• [Dataset content]
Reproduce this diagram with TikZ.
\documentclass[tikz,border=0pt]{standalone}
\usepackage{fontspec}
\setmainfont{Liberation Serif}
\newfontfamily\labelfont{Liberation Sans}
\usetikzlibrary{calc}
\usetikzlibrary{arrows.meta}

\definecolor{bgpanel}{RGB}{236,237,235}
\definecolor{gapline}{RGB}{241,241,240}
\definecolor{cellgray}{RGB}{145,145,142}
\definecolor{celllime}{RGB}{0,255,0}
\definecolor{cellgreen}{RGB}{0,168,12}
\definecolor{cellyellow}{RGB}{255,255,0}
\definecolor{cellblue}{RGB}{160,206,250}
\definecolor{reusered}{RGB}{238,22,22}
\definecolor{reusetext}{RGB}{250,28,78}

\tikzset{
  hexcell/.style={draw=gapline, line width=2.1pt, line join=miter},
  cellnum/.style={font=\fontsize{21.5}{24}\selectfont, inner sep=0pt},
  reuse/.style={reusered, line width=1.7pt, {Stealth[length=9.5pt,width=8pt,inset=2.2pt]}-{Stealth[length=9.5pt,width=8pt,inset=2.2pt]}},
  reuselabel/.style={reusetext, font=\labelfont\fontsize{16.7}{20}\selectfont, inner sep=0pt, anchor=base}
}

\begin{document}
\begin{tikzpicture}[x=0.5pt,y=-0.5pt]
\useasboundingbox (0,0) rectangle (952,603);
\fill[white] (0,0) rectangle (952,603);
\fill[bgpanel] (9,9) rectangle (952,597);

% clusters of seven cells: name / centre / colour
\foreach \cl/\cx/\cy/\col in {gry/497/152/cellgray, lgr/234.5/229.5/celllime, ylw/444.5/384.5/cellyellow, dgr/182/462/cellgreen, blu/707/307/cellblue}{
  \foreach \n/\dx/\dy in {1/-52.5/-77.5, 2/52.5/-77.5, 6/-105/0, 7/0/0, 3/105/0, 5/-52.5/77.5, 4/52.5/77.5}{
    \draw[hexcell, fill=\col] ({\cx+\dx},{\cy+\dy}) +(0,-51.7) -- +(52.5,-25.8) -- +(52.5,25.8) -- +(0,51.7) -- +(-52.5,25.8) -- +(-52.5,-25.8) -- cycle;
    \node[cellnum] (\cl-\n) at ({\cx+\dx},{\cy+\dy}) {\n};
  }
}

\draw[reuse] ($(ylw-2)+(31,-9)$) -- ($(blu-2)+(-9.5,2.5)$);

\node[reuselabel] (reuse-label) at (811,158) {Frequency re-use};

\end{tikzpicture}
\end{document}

* * *

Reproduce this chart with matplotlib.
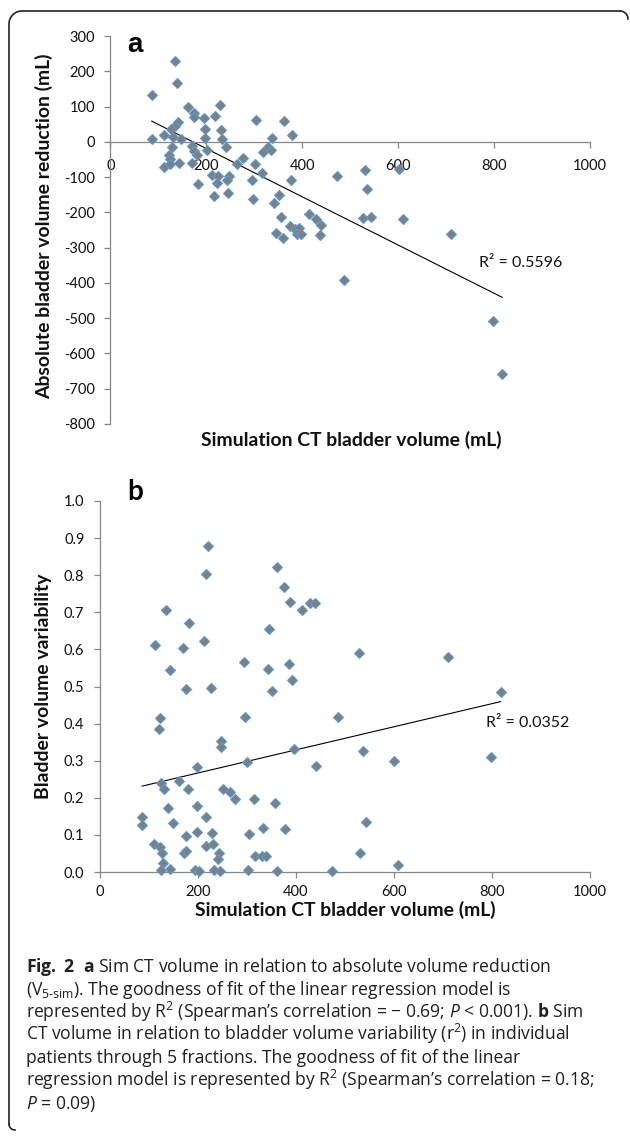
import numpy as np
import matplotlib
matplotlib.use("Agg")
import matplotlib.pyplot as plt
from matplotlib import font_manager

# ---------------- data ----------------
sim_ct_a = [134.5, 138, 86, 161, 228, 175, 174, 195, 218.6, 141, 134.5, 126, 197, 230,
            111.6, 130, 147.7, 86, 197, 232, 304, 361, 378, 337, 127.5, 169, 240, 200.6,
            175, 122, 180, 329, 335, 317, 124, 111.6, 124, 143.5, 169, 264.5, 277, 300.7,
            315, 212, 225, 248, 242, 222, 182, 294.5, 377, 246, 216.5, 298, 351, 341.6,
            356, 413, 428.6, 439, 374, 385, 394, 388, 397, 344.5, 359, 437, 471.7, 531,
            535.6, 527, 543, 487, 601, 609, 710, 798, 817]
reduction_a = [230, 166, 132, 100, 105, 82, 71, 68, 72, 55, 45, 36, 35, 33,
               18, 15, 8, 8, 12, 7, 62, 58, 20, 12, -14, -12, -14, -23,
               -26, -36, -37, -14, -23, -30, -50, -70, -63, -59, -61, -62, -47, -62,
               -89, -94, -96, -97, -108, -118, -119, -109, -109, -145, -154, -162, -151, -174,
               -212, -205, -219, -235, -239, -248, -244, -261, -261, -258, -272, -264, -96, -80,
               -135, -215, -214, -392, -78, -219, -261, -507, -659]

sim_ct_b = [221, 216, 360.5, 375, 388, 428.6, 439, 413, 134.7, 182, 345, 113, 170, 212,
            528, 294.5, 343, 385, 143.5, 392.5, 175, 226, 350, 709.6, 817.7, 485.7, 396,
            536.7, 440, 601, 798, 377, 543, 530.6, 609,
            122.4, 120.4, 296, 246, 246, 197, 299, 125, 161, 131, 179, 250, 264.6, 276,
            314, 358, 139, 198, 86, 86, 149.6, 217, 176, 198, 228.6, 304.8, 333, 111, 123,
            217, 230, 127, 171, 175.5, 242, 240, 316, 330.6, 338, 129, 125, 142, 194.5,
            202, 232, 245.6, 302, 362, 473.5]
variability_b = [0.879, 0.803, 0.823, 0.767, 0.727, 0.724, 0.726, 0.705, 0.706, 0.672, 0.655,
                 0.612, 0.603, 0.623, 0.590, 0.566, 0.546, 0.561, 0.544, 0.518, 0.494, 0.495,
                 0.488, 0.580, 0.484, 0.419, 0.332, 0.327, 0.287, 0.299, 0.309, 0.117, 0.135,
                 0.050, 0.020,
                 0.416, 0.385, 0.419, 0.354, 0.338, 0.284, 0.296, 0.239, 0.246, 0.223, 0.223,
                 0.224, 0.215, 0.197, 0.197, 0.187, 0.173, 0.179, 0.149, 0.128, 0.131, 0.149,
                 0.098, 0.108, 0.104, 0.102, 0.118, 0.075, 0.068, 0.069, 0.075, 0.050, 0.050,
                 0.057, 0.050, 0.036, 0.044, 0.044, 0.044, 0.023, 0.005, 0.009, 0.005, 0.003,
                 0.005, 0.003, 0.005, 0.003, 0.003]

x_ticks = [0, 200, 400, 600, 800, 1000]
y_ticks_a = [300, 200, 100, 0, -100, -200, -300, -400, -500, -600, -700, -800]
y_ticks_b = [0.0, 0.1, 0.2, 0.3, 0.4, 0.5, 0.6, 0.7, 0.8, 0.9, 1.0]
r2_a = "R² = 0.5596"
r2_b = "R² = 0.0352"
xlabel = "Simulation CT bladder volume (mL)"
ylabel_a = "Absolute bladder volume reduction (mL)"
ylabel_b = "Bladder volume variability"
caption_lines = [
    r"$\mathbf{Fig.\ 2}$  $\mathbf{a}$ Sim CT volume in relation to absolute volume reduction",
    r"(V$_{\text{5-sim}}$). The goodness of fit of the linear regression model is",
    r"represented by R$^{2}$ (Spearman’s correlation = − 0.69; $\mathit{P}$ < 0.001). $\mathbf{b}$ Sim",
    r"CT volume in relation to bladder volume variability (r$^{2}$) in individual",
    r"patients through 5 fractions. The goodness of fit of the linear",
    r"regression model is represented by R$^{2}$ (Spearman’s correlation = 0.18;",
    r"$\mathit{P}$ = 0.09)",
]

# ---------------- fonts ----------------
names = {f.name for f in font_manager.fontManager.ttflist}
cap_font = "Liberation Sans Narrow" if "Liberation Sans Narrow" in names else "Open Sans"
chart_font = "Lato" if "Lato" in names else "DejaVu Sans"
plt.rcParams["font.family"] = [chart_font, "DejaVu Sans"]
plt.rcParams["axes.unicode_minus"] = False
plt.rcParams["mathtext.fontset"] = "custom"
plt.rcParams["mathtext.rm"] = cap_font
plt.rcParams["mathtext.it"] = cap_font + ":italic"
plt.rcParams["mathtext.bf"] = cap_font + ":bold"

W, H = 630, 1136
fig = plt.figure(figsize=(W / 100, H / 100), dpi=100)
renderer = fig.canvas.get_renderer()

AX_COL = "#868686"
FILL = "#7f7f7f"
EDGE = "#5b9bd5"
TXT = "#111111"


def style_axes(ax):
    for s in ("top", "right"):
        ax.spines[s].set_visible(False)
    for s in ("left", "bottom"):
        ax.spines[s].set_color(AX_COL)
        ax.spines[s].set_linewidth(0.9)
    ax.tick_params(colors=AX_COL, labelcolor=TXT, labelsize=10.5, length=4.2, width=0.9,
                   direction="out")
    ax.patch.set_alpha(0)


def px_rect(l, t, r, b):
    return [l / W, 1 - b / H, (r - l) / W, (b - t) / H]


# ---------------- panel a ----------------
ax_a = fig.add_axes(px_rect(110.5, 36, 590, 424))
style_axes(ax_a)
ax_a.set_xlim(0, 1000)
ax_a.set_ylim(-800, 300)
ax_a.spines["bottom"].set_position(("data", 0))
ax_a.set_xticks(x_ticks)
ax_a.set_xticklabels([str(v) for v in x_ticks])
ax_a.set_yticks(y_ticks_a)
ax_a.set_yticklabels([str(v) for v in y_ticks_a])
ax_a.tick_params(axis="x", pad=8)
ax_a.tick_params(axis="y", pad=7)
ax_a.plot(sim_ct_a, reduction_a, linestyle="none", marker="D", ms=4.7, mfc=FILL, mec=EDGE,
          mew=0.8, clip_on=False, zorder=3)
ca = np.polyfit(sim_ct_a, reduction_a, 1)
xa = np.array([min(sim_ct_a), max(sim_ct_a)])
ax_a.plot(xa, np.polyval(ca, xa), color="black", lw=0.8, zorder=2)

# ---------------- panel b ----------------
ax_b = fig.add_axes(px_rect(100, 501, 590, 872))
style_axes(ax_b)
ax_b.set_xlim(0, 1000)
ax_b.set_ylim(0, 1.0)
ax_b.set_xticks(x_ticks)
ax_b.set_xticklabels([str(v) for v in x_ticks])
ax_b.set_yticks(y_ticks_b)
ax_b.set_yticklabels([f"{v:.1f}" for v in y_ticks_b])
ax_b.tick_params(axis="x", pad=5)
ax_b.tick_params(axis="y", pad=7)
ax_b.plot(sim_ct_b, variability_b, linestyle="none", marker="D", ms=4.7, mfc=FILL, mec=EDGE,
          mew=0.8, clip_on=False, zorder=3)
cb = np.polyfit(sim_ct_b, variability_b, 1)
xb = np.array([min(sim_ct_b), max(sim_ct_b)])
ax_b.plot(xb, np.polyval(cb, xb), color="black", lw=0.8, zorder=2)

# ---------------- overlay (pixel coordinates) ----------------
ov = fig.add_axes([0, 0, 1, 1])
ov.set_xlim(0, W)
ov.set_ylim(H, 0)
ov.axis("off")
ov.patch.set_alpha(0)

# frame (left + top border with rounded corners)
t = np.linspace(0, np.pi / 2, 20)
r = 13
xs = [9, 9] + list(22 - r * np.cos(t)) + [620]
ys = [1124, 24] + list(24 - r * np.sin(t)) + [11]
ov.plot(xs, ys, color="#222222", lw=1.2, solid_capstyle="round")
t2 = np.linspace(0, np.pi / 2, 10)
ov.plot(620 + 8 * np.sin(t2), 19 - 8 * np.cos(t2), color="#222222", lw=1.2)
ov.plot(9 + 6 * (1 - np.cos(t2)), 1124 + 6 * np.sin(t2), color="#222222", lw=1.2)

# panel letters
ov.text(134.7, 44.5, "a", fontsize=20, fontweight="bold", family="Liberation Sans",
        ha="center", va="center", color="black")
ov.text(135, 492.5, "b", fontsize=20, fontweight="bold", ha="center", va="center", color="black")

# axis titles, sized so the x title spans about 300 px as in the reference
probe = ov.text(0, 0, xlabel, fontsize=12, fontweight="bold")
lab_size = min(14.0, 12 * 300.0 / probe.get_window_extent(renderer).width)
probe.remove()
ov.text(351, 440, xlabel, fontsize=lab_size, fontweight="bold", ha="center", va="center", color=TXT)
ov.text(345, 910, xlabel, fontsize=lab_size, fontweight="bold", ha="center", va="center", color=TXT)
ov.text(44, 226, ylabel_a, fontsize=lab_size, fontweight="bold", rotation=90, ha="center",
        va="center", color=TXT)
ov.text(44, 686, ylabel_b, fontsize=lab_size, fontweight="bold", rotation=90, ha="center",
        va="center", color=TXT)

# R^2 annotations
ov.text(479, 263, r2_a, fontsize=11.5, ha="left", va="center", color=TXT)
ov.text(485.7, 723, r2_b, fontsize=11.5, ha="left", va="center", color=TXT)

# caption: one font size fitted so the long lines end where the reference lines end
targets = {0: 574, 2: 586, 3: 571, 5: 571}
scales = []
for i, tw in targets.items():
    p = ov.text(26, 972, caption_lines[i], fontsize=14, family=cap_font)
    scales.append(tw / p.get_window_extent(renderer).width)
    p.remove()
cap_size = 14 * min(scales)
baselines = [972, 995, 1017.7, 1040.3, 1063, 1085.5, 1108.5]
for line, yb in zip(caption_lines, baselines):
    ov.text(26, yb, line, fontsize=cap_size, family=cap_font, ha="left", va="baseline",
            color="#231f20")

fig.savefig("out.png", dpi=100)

• [Aim of the exercise]
From the records above, copy only the lines running from the line holding "Reproduce this chart with matplotlib." through the line holding "-135, -215, -214, -392, -78, -219, -261, -507, -659]", with no pictures.

• [Complete output]
Reproduce this chart with matplotlib.
import numpy as np
import matplotlib
matplotlib.use("Agg")
import matplotlib.pyplot as plt
from matplotlib import font_manager

# ---------------- data ----------------
sim_ct_a = [134.5, 138, 86, 161, 228, 175, 174, 195, 218.6, 141, 134.5, 126, 197, 230,
            111.6, 130, 147.7, 86, 197, 232, 304, 361, 378, 337, 127.5, 169, 240, 200.6,
            175, 122, 180, 329, 335, 317, 124, 111.6, 124, 143.5, 169, 264.5, 277, 300.7,
            315, 212, 225, 248, 242, 222, 182, 294.5, 377, 246, 216.5, 298, 351, 341.6,
            356, 413, 428.6, 439, 374, 385, 394, 388, 397, 344.5, 359, 437, 471.7, 531,
            535.6, 527, 543, 487, 601, 609, 710, 798, 817]
reduction_a = [230, 166, 132, 100, 105, 82, 71, 68, 72, 55, 45, 36, 35, 33,
               18, 15, 8, 8, 12, 7, 62, 58, 20, 12, -14, -12, -14, -23,
               -26, -36, -37, -14, -23, -30, -50, -70, -63, -59, -61, -62, -47, -62,
               -89, -94, -96, -97, -108, -118, -119, -109, -109, -145, -154, -162, -151, -174,
               -212, -205, -219, -235, -239, -248, -244, -261, -261, -258, -272, -264, -96, -80,
               -135, -215, -214, -392, -78, -219, -261, -507, -659]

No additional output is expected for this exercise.